Copy out each line exactly; pictures stay out of the copy.

→ **Data block**
______
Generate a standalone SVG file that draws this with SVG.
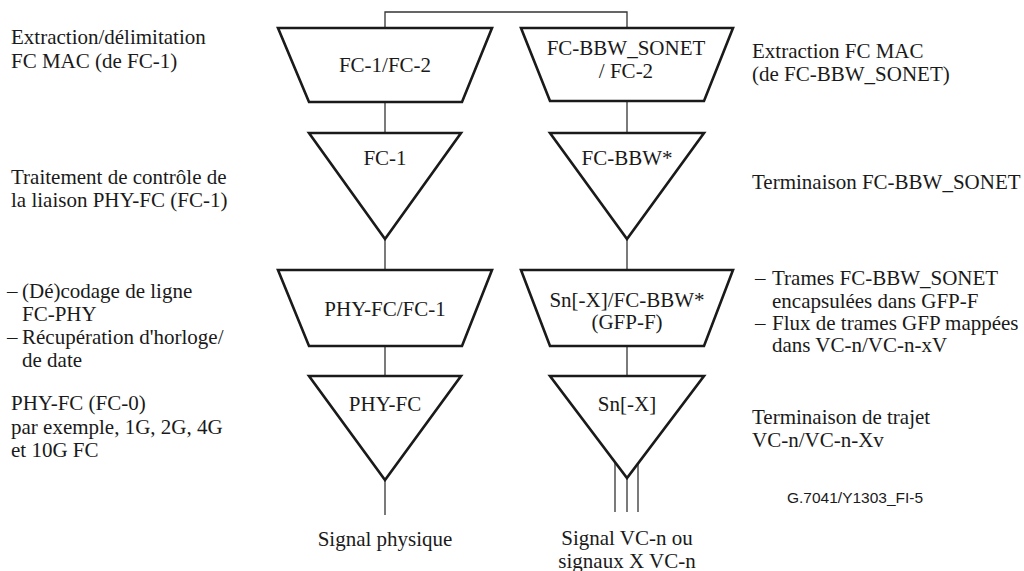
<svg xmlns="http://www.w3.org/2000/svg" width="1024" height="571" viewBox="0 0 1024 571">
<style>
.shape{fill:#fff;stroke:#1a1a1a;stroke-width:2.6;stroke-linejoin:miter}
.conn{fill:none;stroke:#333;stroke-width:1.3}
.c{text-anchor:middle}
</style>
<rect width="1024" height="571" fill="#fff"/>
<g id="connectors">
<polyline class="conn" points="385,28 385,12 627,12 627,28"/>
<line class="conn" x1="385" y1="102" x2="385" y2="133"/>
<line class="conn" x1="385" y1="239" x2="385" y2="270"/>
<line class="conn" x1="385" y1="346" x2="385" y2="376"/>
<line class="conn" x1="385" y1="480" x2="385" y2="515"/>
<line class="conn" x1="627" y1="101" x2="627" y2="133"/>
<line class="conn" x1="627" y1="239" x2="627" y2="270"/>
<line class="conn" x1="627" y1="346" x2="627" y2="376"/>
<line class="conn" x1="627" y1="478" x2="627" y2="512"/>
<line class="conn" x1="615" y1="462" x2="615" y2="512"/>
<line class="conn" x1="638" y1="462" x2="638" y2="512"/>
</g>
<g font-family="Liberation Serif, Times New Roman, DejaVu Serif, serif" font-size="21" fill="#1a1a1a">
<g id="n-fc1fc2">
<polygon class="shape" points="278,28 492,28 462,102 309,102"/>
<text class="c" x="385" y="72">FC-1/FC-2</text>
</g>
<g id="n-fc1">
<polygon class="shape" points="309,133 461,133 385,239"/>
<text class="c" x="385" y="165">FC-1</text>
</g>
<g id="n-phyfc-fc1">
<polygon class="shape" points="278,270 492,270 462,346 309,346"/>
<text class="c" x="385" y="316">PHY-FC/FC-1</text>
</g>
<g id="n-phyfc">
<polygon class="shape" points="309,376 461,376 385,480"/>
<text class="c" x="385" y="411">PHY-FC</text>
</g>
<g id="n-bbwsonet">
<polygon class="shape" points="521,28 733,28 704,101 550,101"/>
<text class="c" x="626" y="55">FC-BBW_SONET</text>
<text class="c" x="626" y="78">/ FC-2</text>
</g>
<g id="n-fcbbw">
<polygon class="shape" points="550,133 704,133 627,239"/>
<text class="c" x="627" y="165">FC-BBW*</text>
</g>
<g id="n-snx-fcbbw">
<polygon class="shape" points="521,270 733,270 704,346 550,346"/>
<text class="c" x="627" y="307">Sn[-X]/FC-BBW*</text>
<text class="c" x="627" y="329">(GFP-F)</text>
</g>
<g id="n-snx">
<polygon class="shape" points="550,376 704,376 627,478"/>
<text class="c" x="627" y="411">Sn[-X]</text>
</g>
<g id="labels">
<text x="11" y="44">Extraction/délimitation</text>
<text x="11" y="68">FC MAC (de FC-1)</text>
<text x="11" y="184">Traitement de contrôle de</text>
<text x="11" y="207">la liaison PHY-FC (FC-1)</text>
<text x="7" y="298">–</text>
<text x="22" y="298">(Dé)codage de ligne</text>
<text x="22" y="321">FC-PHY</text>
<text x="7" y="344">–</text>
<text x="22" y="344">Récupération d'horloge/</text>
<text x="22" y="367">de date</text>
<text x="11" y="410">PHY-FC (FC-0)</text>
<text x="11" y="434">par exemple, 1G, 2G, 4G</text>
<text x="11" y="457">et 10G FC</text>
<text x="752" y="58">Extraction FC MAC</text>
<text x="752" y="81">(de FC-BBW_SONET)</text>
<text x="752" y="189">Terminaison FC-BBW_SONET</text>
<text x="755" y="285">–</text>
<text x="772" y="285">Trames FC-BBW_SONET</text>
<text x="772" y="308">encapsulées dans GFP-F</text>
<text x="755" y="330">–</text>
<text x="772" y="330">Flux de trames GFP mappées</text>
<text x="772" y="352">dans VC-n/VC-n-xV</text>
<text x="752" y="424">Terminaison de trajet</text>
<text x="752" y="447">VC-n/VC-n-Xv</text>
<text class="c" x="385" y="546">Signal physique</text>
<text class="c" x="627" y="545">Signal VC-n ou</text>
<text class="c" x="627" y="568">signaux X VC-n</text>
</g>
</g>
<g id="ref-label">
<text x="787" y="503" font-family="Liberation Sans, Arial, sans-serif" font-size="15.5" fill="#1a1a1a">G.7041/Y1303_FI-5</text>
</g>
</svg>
______
→ **Solution to this problem**
Generate a standalone SVG file that draws this with SVG.
<svg xmlns="http://www.w3.org/2000/svg" width="1024" height="571" viewBox="0 0 1024 571">
<style>
.shape{fill:#fff;stroke:#1a1a1a;stroke-width:2.6;stroke-linejoin:miter}
.conn{fill:none;stroke:#333;stroke-width:1.3}
.c{text-anchor:middle}
</style>
<rect width="1024" height="571" fill="#fff"/>
<g id="connectors">
<polyline class="conn" points="385,28 385,12 627,12 627,28"/>
<line class="conn" x1="385" y1="102" x2="385" y2="133"/>
<line class="conn" x1="385" y1="239" x2="385" y2="270"/>
<line class="conn" x1="385" y1="346" x2="385" y2="376"/>
<line class="conn" x1="385" y1="480" x2="385" y2="515"/>
<line class="conn" x1="627" y1="101" x2="627" y2="133"/>
<line class="conn" x1="627" y1="239" x2="627" y2="270"/>
<line class="conn" x1="627" y1="346" x2="627" y2="376"/>
<line class="conn" x1="627" y1="478" x2="627" y2="512"/>
<line class="conn" x1="615" y1="462" x2="615" y2="512"/>
<line class="conn" x1="638" y1="462" x2="638" y2="512"/>
</g>
<g font-family="Liberation Serif, Times New Roman, DejaVu Serif, serif" font-size="21" fill="#1a1a1a">
<g id="n-fc1fc2">
<polygon class="shape" points="278,28 492,28 462,102 309,102"/>
<text class="c" x="385" y="72">FC-1/FC-2</text>
</g>
<g id="n-fc1">
<polygon class="shape" points="309,133 461,133 385,239"/>
<text class="c" x="385" y="165">FC-1</text>
</g>
<g id="n-phyfc-fc1">
<polygon class="shape" points="278,270 492,270 462,346 309,346"/>
<text class="c" x="385" y="316">PHY-FC/FC-1</text>
</g>
<g id="n-phyfc">
<polygon class="shape" points="309,376 461,376 385,480"/>
<text class="c" x="385" y="411">PHY-FC</text>
</g>
<g id="n-bbwsonet">
<polygon class="shape" points="521,28 733,28 704,101 550,101"/>
<text class="c" x="626" y="55">FC-BBW_SONET</text>
<text class="c" x="626" y="78">/ FC-2</text>
</g>
<g id="n-fcbbw">
<polygon class="shape" points="550,133 704,133 627,239"/>
<text class="c" x="627" y="165">FC-BBW*</text>
</g>
<g id="n-snx-fcbbw">
<polygon class="shape" points="521,270 733,270 704,346 550,346"/>
<text class="c" x="627" y="307">Sn[-X]/FC-BBW*</text>
<text class="c" x="627" y="329">(GFP-F)</text>
</g>
<g id="n-snx">
<polygon class="shape" points="550,376 704,376 627,478"/>
<text class="c" x="627" y="411">Sn[-X]</text>
</g>
<g id="labels">
<text x="11" y="44">Extraction/délimitation</text>
<text x="11" y="68">FC MAC (de FC-1)</text>
<text x="11" y="184">Traitement de contrôle de</text>
<text x="11" y="207">la liaison PHY-FC (FC-1)</text>
<text x="7" y="298">–</text>
<text x="22" y="298">(Dé)codage de ligne</text>
<text x="22" y="321">FC-PHY</text>
<text x="7" y="344">–</text>
<text x="22" y="344">Récupération d'horloge/</text>
<text x="22" y="367">de date</text>
<text x="11" y="410">PHY-FC (FC-0)</text>
<text x="11" y="434">par exemple, 1G, 2G, 4G</text>
<text x="11" y="457">et 10G FC</text>
<text x="752" y="58">Extraction FC MAC</text>
<text x="752" y="81">(de FC-BBW_SONET)</text>
<text x="752" y="189">Terminaison FC-BBW_SONET</text>
<text x="755" y="285">–</text>
<text x="772" y="285">Trames FC-BBW_SONET</text>
<text x="772" y="308">encapsulées dans GFP-F</text>
<text x="755" y="330">–</text>
<text x="772" y="330">Flux de trames GFP mappées</text>
<text x="772" y="352">dans VC-n/VC-n-xV</text>
<text x="752" y="424">Terminaison de trajet</text>
<text x="752" y="447">VC-n/VC-n-Xv</text>
<text class="c" x="385" y="546">Signal physique</text>
<text class="c" x="627" y="545">Signal VC-n ou</text>
<text class="c" x="627" y="568">signaux X VC-n</text>
</g>
</g>
<g id="ref-label">
<text x="787" y="503" font-family="Liberation Sans, Arial, sans-serif" font-size="15.5" fill="#1a1a1a">G.7041/Y1303_FI-5</text>
</g>
</svg>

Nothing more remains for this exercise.